Russia’s focus on operations in the Donbas region has opened a window of opportunity for the Ukrainians, who have regained control of several towns and villages near Kharkiv, the UK’s Ministry of Defence (MoD) said.
Moscow had expected its troops to encounter “limited resistance” in the city, which is 40 kilometres from the Russian border, the MoD said. But following fierce clashes some of the invading troops in the region were forced to retreat to replenish and reorganise.
“Russia’s prioritisation of operations in the Donbas has left elements deployed in the Kharkiv Oblast vulnerable to the mobile, and highly motivated, Ukrainian counter-attacking force,” the MoD said on Twitter.
“Despite Russia’s success in encircling Kharkiv in the initial stages of the conflict, it has reportedly withdrawn units from the region to reorganise and replenish its forces following heavy losses.
“Once reconstituted, these forces will likely deploy to the eastern bank of the Siverskyi Donets River, forming a blocking force to protect the western flank of Russia’s main force concentration and main supply routes for operations in the vicinity of Izium.
“The withdrawal of Russian forces from the Kharkiv Oblast is a tacit recognition of Russia’s inability to capture key Ukrainian cities where they expected limited resistance from the population.”
Kyiv has offered to release Russian prisoners of war in exchange for the safe evacuation of badly injured fighters trapped in the besieged Azovstal steel plant in Mariupol.
While fighting raged in Ukraine’s east and south, Ukrainian Deputy Prime Minister Iryna Vereshchuk said on Wednesday that negotiations were under way to release the injured fighters who are holed up in the last bastion of Ukrainian resistance in Mariupol. She said there were different options, but “none of them is ideal”.
Those negotiations are taking place as Kyiv prepares for its first war crimes trial of a captured Russian soldier. Ukraine’s top prosecutor said her office charged Vadin Shyshimarin, 21, for the killing of an unarmed 62-year-old civilian who was gunned down while riding a bicycle in February, four days into the war.

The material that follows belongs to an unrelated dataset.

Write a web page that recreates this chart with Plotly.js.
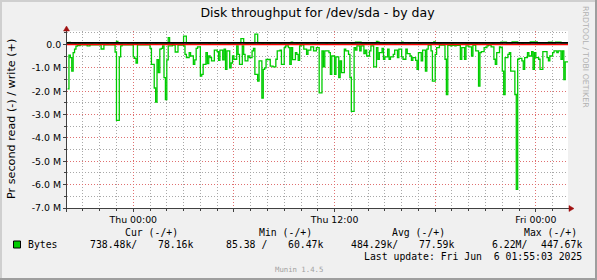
<!DOCTYPE html>
<html><head><meta charset="utf-8">
<script src="https://cdn.plot.ly/plotly-3.0.1.min.js"></script>
<style>html,body{margin:0;padding:0;background:#f0f0f0;overflow:hidden}#chart{width:597px;height:280px}</style>
</head><body><div id="chart"></div>
<script>
// Read throughput (bytes/s, in millions), 5-minute samples from Wed 20:05 onward
const readM = [
1.9,0.45,0.56,1.14,0.35,0.2,0.07,0.03,0.05,0.01,0.01,0.01,0.01,0.01,0.06,0.06,0.01,0.01,0.01,0.01,
0.01,0.01,0.01,0.01,0.19,0.19,0.01,0.01,0.01,0.01,0.01,0.01,0.01,0.01,0.32,3.25,3.25,0.53,0.06,0.01,
0.01,0.01,0.01,0.01,0.01,0.01,0.01,0.53,0.59,0.79,0.01,0.01,0.01,0.01,0.01,0.01,0.01,0.01,0.01,0.16,
0.85,0.85,1.86,2.46,0.65,1.2,0.2,0.16,0.06,1.42,2.36,0.66,0.06,0.06,0.06,0.02,0.02,0.32,0.32,0.02,
0.02,0.02,0.02,0.06,0.42,0.56,0.56,0.35,0.49,0.49,0.85,0.66,0.16,0.1,0.1,1.35,1.28,0.85,0.85,0.35,
0.82,0.49,0.56,0.7,0.7,0.24,0.24,0.3,0.68,0.24,0.24,0.66,0.2,1.06,0.27,0.27,1.0,0.79,0.49,0.63,
0.63,0.06,0.42,0.85,0.85,0.06,0.42,0.7,0.7,0.49,0.56,0.56,0.27,0.16,1.28,1.28,1.57,0.7,0.7,2.29,
1.06,1.0,0.64,0.64,0.64,0.92,0.92,0.96,0.96,0.63,0.27,0.27,0.24,0.85,0.85,0.13,0.06,0.06,0.13,0.85,
0.13,0.65,0.65,0.35,0.42,0.68,0.06,0.01,0.01,0.2,0.2,0.42,0.24,0.24,0.1,0.1,0.27,0.27,0.13,0.13,
2.07,2.07,0.27,0.96,0.27,0.27,0.27,0.35,1.28,0.49,0.49,1.28,0.53,0.53,1.42,0.7,1.2,1.2,0.2,0.27,
0.27,0.42,1.42,2.86,2.86,0.13,0.24,0.06,0.06,0.27,0.06,0.06,0.39,0.24,0.49,0.49,0.27,0.06,0.06,0.96,
0.96,0.13,0.63,0.35,0.35,0.16,0.63,0.53,0.53,0.2,0.63,0.53,0.53,0.42,0.24,0.24,0.56,0.2,0.2,0.53,
0.63,0.63,0.2,0.39,0.39,0.49,0.68,0.56,0.56,0.68,1.06,0.35,0.35,0.7,0.24,0.24,1.14,0.2,0.02,0.02,
0.27,1.57,1.57,0.42,0.13,0.13,0.02,0.02,0.02,0.02,0.63,2.14,0.03,0.03,0.06,0.03,0.03,0.06,0.03,0.03,
0.03,0.63,0.13,0.13,0.63,0.06,0.06,0.1,0.1,0.49,0.02,0.02,0.27,0.27,1.78,0.35,0.3,0.3,0.13,0.13,
0.06,0.02,0.02,0.1,0.1,0.63,0.85,0.35,0.35,0.1,0.13,1.14,2.14,0.56,0.56,0.42,0.35,1.14,1.14,1.14,
2.14,6.2,0.63,0.59,0.59,0.7,1.06,0.56,0.56,0.35,0.49,0.49,0.3,1.06,0.35,0.56,0.56,0.63,1.06,1.06,
0.3,0.3,0.3,0.56,0.7,0.49,0.49,0.35,0.27,0.27,0.35,0.27,0.27,0.63,0.27,1.5,0.74,0.74
];
// Write throughput (bytes/s, in millions)
const writeM = [
0.07,0.09,0.07,0.07,0.07,0.06,0.07,0.07,0.06,0.07,0.07,0.07,0.06,0.07,0.07,0.07,0.07,0.06,0.07,0.07,
0.07,0.07,0.06,0.07,0.07,0.07,0.07,0.07,0.06,0.07,0.07,0.07,0.07,0.07,0.07,0.13,0.07,0.07,0.06,0.07,
0.07,0.07,0.07,0.06,0.07,0.07,0.07,0.07,0.07,0.06,0.07,0.07,0.07,0.07,0.07,0.07,0.06,0.07,0.07,0.07,
0.07,0.07,0.07,0.06,0.07,0.07,0.07,0.07,0.07,0.07,0.07,0.07,0.3,0.07,0.07,0.06,0.07,0.07,0.07,0.07,
0.07,0.07,0.07,0.36,0.36,0.07,0.07,0.06,0.07,0.07,0.07,0.07,0.07,0.07,0.06,0.07,0.07,0.07,0.07,0.07,
0.07,0.06,0.07,0.07,0.07,0.07,0.07,0.07,0.06,0.07,0.07,0.07,0.07,0.07,0.07,0.06,0.07,0.07,0.07,0.07,
0.07,0.07,0.07,0.07,0.25,0.25,0.07,0.07,0.06,0.07,0.07,0.07,0.07,0.07,0.45,0.45,0.07,0.07,0.07,0.06,
0.07,0.07,0.07,0.07,0.06,0.07,0.07,0.07,0.07,0.07,0.07,0.07,0.06,0.07,0.07,0.07,0.07,0.07,0.07,0.07,
0.1,0.07,0.07,0.07,0.06,0.07,0.07,0.07,0.07,0.07,0.07,0.06,0.07,0.07,0.07,0.07,0.07,0.07,0.07,0.06,
0.07,0.07,0.07,0.07,0.07,0.06,0.07,0.07,0.07,0.07,0.07,0.07,0.07,0.06,0.07,0.07,0.07,0.07,0.07,0.07,
0.07,0.07,0.07,0.06,0.07,0.07,0.1,0.1,0.1,0.1,0.07,0.07,0.07,0.06,0.07,0.07,0.07,0.07,0.07,0.07,
0.07,0.13,0.1,0.07,0.07,0.07,0.06,0.07,0.07,0.07,0.07,0.07,0.07,0.07,0.06,0.07,0.07,0.07,0.07,0.1,
0.07,0.07,0.07,0.07,0.06,0.07,0.07,0.07,0.07,0.07,0.07,0.07,0.06,0.07,0.07,0.07,0.07,0.07,0.07,0.07,
0.07,0.07,0.11,0.07,0.07,0.07,0.06,0.07,0.07,0.07,0.07,0.07,0.07,0.07,0.07,0.06,0.07,0.07,0.07,0.07,
0.07,0.07,0.07,0.07,0.07,0.06,0.07,0.07,0.07,0.07,0.07,0.07,0.06,0.07,0.07,0.07,0.07,0.07,0.07,0.07,
0.07,0.07,0.07,0.07,0.06,0.07,0.07,0.07,0.07,0.07,0.1,0.1,0.1,0.1,0.07,0.07,0.07,0.07,0.11,0.11,
0.11,0.11,0.07,0.07,0.07,0.06,0.07,0.07,0.07,0.07,0.07,0.11,0.11,0.11,0.11,0.11,0.07,0.07,0.07,0.07,
0.07,0.07,0.07,0.07,0.1,0.07,0.1,0.07,0.07,0.1,0.1,0.1,0.1,0.07,0.07,0.07,0.07,0.078
];
const firstSampleUTC = Date.UTC(2025, 5, 4, 20, 5);
const sampleStepMs = 300000;
const lastSampleEnd = '2025-06-06 01:55:00';
const xRange = ['2025-06-04 20:03:00', '2025-06-06 01:55:00'];
const xTickVals = ['2025-06-05 00:00','2025-06-05 06:00','2025-06-05 12:00','2025-06-05 18:00','2025-06-06 00:00'];
const xTickText = ['Thu 00:00','','Thu 12:00','','Fri 00:00'];
const yTickVals = [-7e6,-6e6,-5e6,-4e6,-3e6,-2e6,-1e6,0];
const yTickText = ['-7.0 M','-6.0 M','-5.0 M','-4.0 M','-3.0 M','-2.0 M','-1.0 M','0.0'];
const yRange = [-7e6, 0.58e6];
const blackRuleM = 0.075;
const titleText = 'Disk throughput for /dev/sda - by day';
const yTitleText = 'Pr second read (-) / write (+)';
const seriesName = 'Bytes';
const statHeaders = ['Cur (-/+)','Min (-/+)','Avg (-/+)','Max (-/+)'];
const statRead = ['738.48k/','85.38 /','484.29k/','6.22M/'];
const statWrite = ['78.16k','60.47k','77.59k','447.67k'];
const lastUpdateText = 'Last update: Fri Jun \u00a06 01:55:03 2025';
const watermarkText = 'Munin 1.4.5';
const sideText = 'RRDTOOL / TOBI OETIKER';

// ---- layout geometry (pixels) ----
const W = 597, H = 280, ML = 67, MR = 29, MT = 31, MB = 72;
const PW = W - ML - MR, PH = H - MT - MB;
const px = x => (x - ML) / PW;
const py = y => (H - MB - y) / PH;
const headerX = [124, 258, 391, 523];
const readX = [89, 225, 350, 491];
const writeX = [157, 287, 418, 540];

function fmt(ms) { return new Date(ms).toISOString().slice(0, 19).replace('T', ' '); }
const times = readM.map((_, k) => fmt(firstSampleUTC + k * sampleStepMs));
times.push(lastSampleEnd);
const readY = readM.map(v => -v * 1e6); readY.push(readY[readY.length - 1]);
const writeY = writeM.map(v => v * 1e6); writeY.push(writeY[writeY.length - 1]);

const green = '#00cc00';
const traces = [
  {x: times, y: readY, type: 'scatter', mode: 'lines', line: {shape: 'hv', color: green, width: 1.3}, hoverinfo: 'skip', showlegend: false},
  {x: times, y: writeY, type: 'scatter', mode: 'lines', line: {shape: 'hv', color: green, width: 1.3}, hoverinfo: 'skip', showlegend: false}
];

const axisColor = '#404040', arrowColor = '#a01010';
const shapes = [
  {type: 'line', xref: 'paper', yref: 'y', x0: 0, x1: 1, y0: 0, y1: 0, line: {color: '#ff0000', width: 1.5}, layer: 'above'},
  {type: 'line', xref: 'paper', yref: 'y', x0: 0, x1: 1, y0: blackRuleM * 1e6, y1: blackRuleM * 1e6, line: {color: '#000000', width: 1.8}, layer: 'above'},
  {type: 'line', xref: 'paper', yref: 'paper', x0: px(63), x1: px(570), y0: py(208.5), y1: py(208.5), line: {color: axisColor, width: 1}, layer: 'above'},
  {type: 'line', xref: 'paper', yref: 'paper', x0: px(66.5), x1: px(66.5), y0: py(212), y1: py(29), line: {color: axisColor, width: 1}, layer: 'above'},
  {type: 'path', xref: 'paper', yref: 'paper', layer: 'above', fillcolor: arrowColor, line: {color: arrowColor, width: 0.5},
   path: `M ${px(569)} ${py(205.5)} L ${px(574)} ${py(208.5)} L ${px(569)} ${py(211.5)} Z`},
  {type: 'path', xref: 'paper', yref: 'paper', layer: 'above', fillcolor: arrowColor, line: {color: arrowColor, width: 0.5},
   path: `M ${px(63.5)} ${py(31)} L ${px(66.5)} ${py(26)} L ${px(69.5)} ${py(31)} Z`},
  // legend swatch
  {type: 'rect', xref: 'paper', yref: 'paper', x0: px(13.5), x1: px(20.5), y0: py(248), y1: py(241), fillcolor: green, line: {color: '#000', width: 1}, layer: 'above'},
  // frame
  {type: 'line', xref: 'paper', yref: 'paper', x0: px(0), x1: px(597), y0: py(1), y1: py(1), line: {color: '#cfcfcf', width: 2}, layer: 'above'},
  {type: 'line', xref: 'paper', yref: 'paper', x0: px(1), x1: px(1), y0: py(0), y1: py(280), line: {color: '#cfcfcf', width: 2}, layer: 'above'},
  {type: 'line', xref: 'paper', yref: 'paper', x0: px(0), x1: px(597), y0: py(279), y1: py(279), line: {color: '#9e9e9e', width: 2}, layer: 'above'},
  {type: 'line', xref: 'paper', yref: 'paper', x0: px(596), x1: px(596), y0: py(0), y1: py(280), line: {color: '#9e9e9e', width: 2}, layer: 'above'}
];

const mono = 'DejaVu Sans Mono, monospace';
const sans = 'DejaVu Sans, sans-serif';
const ann = [];
ann.push({text: yTitleText, xref: 'paper', yref: 'paper', x: px(11.5), y: py(119.5), textangle: -90, showarrow: false,
  xanchor: 'center', yanchor: 'middle', font: {family: sans, size: 11.2, color: '#000'}});
ann.push({text: sideText, xref: 'paper', yref: 'paper', x: px(586), y: py(57), textangle: 90, showarrow: false,
  xanchor: 'center', yanchor: 'middle', font: {family: sans, size: 7.9, color: '#b0b0b0'}});
statHeaders.forEach((t, i) => ann.push({text: t, xref: 'paper', yref: 'paper', x: px(headerX[i] - 1), y: py(232.5), showarrow: false,
  xanchor: 'left', yanchor: 'middle', font: {family: mono, size: 9.8, color: '#000'}}));
ann.push({text: seriesName, xref: 'paper', yref: 'paper', x: px(26), y: py(244.3), showarrow: false,
  xanchor: 'left', yanchor: 'middle', font: {family: mono, size: 9.8, color: '#000'}});
statRead.forEach((t, i) => ann.push({text: t.replace(/ /g, '\u00a0'), xref: 'paper', yref: 'paper', x: px(readX[i] - 1), y: py(244.3), showarrow: false,
  xanchor: 'left', yanchor: 'middle', font: {family: mono, size: 9.8, color: '#000'}}));
statWrite.forEach((t, i) => ann.push({text: t, xref: 'paper', yref: 'paper', x: px(writeX[i] - 1), y: py(244.3), showarrow: false,
  xanchor: 'left', yanchor: 'middle', font: {family: mono, size: 9.8, color: '#000'}}));
ann.push({text: lastUpdateText, xref: 'paper', yref: 'paper', x: px(584), y: py(256.7), showarrow: false,
  xanchor: 'right', yanchor: 'middle', font: {family: mono, size: 9.8, color: '#000'}});
ann.push({text: watermarkText, xref: 'paper', yref: 'paper', x: px(299), y: py(269.3), showarrow: false,
  xanchor: 'center', yanchor: 'middle', font: {family: mono, size: 7.3, color: '#a0a0a0'}});

const majorGrid = '#e07070', minorGrid = '#a8a8a8';
const layout = {
  width: W, height: H,
  margin: {l: ML, r: MR, t: MT, b: MB, pad: 0},
  paper_bgcolor: '#f0f0f0', plot_bgcolor: '#ffffff',
  showlegend: false,
  title: {text: titleText, x: 0.5, xref: 'paper', xanchor: 'center', y: 1 - 13 / H, yref: 'container', yanchor: 'middle',
    font: {family: sans, size: 12.5, color: '#000'}},
  xaxis: {
    type: 'date', range: xRange, automargin: false, fixedrange: true,
    tickmode: 'array', tickvals: xTickVals, ticktext: xTickText,
    showgrid: true, gridcolor: majorGrid, griddash: '1px,2px', gridwidth: 1,
    ticks: 'outside', ticklen: 3, tickcolor: axisColor, tickwidth: 1,
    showline: false, zeroline: false,
    tickfont: {family: sans, size: 9.4, color: '#000'},
    minor: {tickmode: 'linear', tick0: '2025-06-05 00:00', dtick: 3600000, showgrid: true, gridcolor: minorGrid, griddash: '1px,2px', gridwidth: 1, ticks: 'outside', ticklen: 2, tickcolor: axisColor}
  },
  yaxis: {
    range: yRange, automargin: false, fixedrange: true,
    tickmode: 'array', tickvals: yTickVals, ticktext: yTickText,
    showgrid: true, gridcolor: majorGrid, griddash: '1px,2px', gridwidth: 1,
    ticks: 'outside', ticklen: 3, tickcolor: axisColor,
    showline: false, zeroline: false,
    tickfont: {family: sans, size: 9.4, color: '#000'},
    minor: {tickmode: 'linear', tick0: 0, dtick: 5e5, showgrid: true, gridcolor: minorGrid, griddash: '1px,2px', gridwidth: 1, ticks: 'outside', ticklen: 2, tickcolor: axisColor}
  },
  shapes: shapes,
  annotations: ann
};
Plotly.newPlot('chart', traces, layout, {displayModeBar: false, staticPlot: true});
</script>
</body></html>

Meanwhile, Finland’s leadership on Thursday supported joining Nato, paving the way for the nation bordering Russia to begin the membership process.
The dramatic move by Helsinki was announced by President Sauli Niinisto and Prime Minister Sanna Marin in a joint statement, meaning Finland is virtually certain to seek membership of the trans-Atlantic alliance.
“Now that the moment of decision-making is near, we state our equal views, also for information to the parliamentary groups and parties,” Mr Niinisto and Ms Marin said in a joint statement.
“Nato membership would strengthen Finland’s security.”
Neighbouring Sweden is expected to decide to join Nato in the coming days.
Since Russia’s invasion of Ukraine on February 24, Finland and Sweden have been discussing whether to abandon their historic, decades-old neutrality and join Nato.
If Finland joins, it would mean the biggest change in the country’s defence and security policy since the Second World War.